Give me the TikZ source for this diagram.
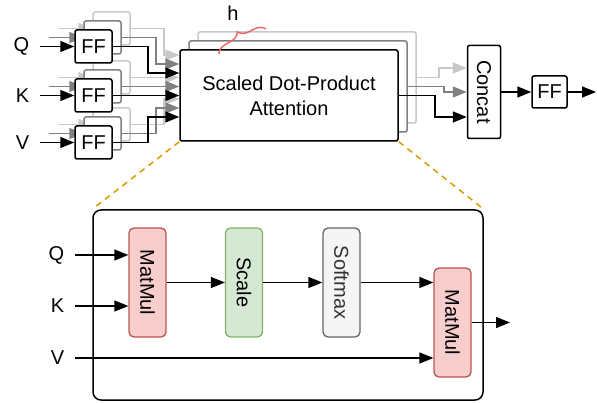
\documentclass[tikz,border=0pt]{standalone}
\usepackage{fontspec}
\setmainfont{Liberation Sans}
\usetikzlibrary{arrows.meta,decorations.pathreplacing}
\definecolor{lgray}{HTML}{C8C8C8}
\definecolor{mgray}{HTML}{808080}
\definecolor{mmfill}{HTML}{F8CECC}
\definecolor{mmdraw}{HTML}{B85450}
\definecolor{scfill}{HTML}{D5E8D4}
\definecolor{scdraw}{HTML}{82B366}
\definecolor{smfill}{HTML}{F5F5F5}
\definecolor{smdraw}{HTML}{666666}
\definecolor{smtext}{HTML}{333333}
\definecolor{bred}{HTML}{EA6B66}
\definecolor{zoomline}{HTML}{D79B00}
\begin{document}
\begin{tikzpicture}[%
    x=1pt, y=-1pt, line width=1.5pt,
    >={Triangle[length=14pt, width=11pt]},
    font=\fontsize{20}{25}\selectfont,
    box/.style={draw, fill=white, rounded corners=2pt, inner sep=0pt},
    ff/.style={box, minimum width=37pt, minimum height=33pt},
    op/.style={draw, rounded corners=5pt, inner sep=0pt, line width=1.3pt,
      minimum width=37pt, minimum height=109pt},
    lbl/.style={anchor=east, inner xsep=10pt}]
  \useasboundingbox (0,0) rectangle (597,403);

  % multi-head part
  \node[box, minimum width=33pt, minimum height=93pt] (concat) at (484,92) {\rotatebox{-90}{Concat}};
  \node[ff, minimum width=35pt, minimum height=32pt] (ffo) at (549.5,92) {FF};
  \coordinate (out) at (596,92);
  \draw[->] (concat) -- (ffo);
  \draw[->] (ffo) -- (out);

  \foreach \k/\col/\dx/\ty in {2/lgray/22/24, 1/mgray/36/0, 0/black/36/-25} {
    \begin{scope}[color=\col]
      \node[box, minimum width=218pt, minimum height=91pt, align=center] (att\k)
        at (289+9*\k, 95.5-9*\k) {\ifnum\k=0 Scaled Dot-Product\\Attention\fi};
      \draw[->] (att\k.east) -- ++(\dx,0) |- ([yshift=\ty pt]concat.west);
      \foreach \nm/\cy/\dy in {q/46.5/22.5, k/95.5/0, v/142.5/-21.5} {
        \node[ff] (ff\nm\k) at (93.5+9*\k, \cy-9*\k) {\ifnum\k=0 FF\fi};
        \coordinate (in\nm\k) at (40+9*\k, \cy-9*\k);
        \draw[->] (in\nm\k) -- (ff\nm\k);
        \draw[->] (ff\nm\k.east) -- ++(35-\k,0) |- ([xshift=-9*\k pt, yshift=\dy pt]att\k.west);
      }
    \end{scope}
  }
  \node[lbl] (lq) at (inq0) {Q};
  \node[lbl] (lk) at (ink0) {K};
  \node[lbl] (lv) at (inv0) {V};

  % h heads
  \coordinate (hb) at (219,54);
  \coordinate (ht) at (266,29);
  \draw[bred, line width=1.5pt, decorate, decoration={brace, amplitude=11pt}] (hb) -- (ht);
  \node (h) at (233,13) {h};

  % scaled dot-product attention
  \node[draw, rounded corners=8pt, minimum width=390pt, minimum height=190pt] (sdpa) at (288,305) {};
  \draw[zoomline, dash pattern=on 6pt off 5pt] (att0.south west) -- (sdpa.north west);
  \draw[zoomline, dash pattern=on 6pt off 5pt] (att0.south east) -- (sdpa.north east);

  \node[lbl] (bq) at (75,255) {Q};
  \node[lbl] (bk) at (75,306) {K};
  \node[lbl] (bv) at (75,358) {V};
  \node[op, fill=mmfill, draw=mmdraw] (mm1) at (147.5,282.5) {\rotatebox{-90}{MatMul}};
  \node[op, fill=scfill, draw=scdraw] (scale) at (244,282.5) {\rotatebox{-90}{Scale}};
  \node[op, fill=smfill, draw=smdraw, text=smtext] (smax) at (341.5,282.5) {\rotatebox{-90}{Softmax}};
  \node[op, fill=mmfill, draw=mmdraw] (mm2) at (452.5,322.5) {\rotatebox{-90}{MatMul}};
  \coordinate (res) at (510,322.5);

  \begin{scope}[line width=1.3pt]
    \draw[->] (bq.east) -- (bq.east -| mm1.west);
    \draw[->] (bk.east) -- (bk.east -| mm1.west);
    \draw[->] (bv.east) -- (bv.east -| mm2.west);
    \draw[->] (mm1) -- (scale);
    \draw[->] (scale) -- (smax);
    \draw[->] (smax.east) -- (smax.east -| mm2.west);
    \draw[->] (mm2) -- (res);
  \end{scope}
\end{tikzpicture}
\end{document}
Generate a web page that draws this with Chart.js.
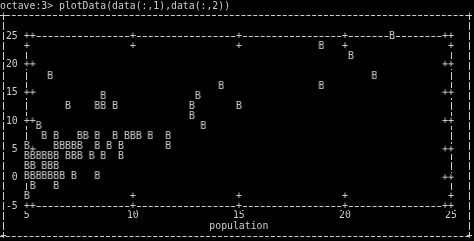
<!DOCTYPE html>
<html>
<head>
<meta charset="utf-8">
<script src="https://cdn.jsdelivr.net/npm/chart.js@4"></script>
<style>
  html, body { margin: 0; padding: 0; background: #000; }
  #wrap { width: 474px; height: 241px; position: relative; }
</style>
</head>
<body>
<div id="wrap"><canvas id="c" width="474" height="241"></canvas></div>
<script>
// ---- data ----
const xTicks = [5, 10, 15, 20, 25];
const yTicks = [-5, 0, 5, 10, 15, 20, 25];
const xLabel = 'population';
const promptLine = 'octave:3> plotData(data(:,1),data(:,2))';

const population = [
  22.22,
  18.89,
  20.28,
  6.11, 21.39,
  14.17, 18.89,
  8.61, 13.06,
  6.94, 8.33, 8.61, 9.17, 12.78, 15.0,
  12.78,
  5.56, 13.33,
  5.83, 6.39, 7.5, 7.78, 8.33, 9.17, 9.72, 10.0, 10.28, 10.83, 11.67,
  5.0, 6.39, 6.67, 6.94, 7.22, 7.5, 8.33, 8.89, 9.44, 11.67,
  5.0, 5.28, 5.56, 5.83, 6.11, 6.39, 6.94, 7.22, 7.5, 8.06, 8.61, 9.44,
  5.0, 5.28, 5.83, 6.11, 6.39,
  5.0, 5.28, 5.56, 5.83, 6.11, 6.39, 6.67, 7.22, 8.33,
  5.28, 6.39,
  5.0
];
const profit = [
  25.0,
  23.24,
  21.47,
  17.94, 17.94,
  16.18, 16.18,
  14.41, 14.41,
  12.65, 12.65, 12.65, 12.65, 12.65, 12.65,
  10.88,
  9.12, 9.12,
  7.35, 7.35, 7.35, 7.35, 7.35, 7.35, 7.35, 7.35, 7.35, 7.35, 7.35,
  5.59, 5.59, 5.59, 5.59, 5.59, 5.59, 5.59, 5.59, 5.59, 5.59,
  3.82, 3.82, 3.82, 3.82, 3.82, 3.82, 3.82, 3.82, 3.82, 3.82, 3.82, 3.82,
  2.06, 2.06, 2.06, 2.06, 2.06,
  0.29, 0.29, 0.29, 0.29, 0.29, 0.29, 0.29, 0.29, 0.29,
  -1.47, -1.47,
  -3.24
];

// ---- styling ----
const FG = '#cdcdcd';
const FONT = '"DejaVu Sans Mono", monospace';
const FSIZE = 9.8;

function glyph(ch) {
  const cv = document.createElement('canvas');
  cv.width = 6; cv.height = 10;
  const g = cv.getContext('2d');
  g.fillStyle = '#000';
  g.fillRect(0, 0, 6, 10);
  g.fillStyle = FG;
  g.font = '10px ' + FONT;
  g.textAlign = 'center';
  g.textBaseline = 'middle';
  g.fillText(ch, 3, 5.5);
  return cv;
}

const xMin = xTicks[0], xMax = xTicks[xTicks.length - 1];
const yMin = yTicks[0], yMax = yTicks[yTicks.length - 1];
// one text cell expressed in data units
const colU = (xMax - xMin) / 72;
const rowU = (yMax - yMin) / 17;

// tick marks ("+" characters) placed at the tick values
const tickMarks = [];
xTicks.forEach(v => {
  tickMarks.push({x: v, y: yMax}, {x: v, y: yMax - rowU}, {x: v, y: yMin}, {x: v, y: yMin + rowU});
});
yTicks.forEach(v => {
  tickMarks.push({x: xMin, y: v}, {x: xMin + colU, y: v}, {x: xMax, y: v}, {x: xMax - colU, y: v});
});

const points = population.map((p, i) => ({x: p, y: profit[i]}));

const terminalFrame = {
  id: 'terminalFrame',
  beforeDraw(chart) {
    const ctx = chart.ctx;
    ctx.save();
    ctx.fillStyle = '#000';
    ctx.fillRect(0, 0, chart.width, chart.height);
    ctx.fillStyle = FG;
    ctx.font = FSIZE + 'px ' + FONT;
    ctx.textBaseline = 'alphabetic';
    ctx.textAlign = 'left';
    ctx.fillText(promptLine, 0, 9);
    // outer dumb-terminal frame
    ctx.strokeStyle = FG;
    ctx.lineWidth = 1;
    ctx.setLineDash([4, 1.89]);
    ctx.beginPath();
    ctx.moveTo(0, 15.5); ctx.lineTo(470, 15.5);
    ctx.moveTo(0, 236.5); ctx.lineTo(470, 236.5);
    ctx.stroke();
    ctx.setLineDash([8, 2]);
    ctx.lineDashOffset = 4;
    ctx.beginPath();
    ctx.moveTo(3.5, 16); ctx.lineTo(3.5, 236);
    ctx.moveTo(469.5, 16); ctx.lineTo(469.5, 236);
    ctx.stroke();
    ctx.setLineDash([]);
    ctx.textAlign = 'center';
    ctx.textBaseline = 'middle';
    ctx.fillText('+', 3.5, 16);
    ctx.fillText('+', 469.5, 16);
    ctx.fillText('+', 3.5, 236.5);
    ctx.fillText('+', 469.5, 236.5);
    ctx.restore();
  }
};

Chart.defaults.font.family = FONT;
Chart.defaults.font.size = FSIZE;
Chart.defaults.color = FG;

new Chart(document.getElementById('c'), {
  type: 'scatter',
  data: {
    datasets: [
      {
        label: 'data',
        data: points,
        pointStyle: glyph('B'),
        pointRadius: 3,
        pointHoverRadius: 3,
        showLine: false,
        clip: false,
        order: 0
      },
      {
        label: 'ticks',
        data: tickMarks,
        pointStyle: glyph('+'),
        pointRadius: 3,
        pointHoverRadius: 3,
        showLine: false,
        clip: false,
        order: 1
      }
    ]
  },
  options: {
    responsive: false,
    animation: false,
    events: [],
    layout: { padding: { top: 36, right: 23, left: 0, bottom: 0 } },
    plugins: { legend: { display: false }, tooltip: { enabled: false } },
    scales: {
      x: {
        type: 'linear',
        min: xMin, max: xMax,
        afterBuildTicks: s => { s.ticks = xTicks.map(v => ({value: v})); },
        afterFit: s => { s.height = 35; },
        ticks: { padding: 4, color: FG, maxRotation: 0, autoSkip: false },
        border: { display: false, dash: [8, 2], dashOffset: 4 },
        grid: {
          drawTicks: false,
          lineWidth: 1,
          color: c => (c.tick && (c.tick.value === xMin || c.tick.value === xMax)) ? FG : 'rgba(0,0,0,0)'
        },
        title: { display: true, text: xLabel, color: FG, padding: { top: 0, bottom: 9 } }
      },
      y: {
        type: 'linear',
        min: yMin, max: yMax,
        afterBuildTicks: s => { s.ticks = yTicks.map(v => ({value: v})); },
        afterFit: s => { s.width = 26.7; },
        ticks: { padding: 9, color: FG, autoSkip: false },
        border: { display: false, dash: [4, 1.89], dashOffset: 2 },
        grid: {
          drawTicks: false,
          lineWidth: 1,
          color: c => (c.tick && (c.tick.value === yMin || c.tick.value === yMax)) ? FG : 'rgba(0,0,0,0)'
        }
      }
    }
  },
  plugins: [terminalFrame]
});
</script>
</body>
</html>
***
[Work to complete]: Reproduce nothing but the lines from the one with "Generate a web" to the one with "const FSIZE = 9.8;", both lines included, and keep every picture out of the copy.

[Written reply]:
Generate a web page that draws this with Chart.js.
<!DOCTYPE html>
<html>
<head>
<meta charset="utf-8">
<script src="https://cdn.jsdelivr.net/npm/chart.js@4"></script>
<style>
  html, body { margin: 0; padding: 0; background: #000; }
  #wrap { width: 474px; height: 241px; position: relative; }
</style>
</head>
<body>
<div id="wrap"><canvas id="c" width="474" height="241"></canvas></div>
<script>
// ---- data ----
const xTicks = [5, 10, 15, 20, 25];
const yTicks = [-5, 0, 5, 10, 15, 20, 25];
const xLabel = 'population';
const promptLine = 'octave:3> plotData(data(:,1),data(:,2))';

const population = [
  22.22,
  18.89,
  20.28,
  6.11, 21.39,
  14.17, 18.89,
  8.61, 13.06,
  6.94, 8.33, 8.61, 9.17, 12.78, 15.0,
  12.78,
  5.56, 13.33,
  5.83, 6.39, 7.5, 7.78, 8.33, 9.17, 9.72, 10.0, 10.28, 10.83, 11.67,
  5.0, 6.39, 6.67, 6.94, 7.22, 7.5, 8.33, 8.89, 9.44, 11.67,
  5.0, 5.28, 5.56, 5.83, 6.11, 6.39, 6.94, 7.22, 7.5, 8.06, 8.61, 9.44,
  5.0, 5.28, 5.83, 6.11, 6.39,
  5.0, 5.28, 5.56, 5.83, 6.11, 6.39, 6.67, 7.22, 8.33,
  5.28, 6.39,
  5.0
];
const profit = [
  25.0,
  23.24,
  21.47,
  17.94, 17.94,
  16.18, 16.18,
  14.41, 14.41,
  12.65, 12.65, 12.65, 12.65, 12.65, 12.65,
  10.88,
  9.12, 9.12,
  7.35, 7.35, 7.35, 7.35, 7.35, 7.35, 7.35, 7.35, 7.35, 7.35, 7.35,
  5.59, 5.59, 5.59, 5.59, 5.59, 5.59, 5.59, 5.59, 5.59, 5.59,
  3.82, 3.82, 3.82, 3.82, 3.82, 3.82, 3.82, 3.82, 3.82, 3.82, 3.82, 3.82,
  2.06, 2.06, 2.06, 2.06, 2.06,
  0.29, 0.29, 0.29, 0.29, 0.29, 0.29, 0.29, 0.29, 0.29,
  -1.47, -1.47,
  -3.24
];

// ---- styling ----
const FG = '#cdcdcd';
const FONT = '"DejaVu Sans Mono", monospace';
const FSIZE = 9.8;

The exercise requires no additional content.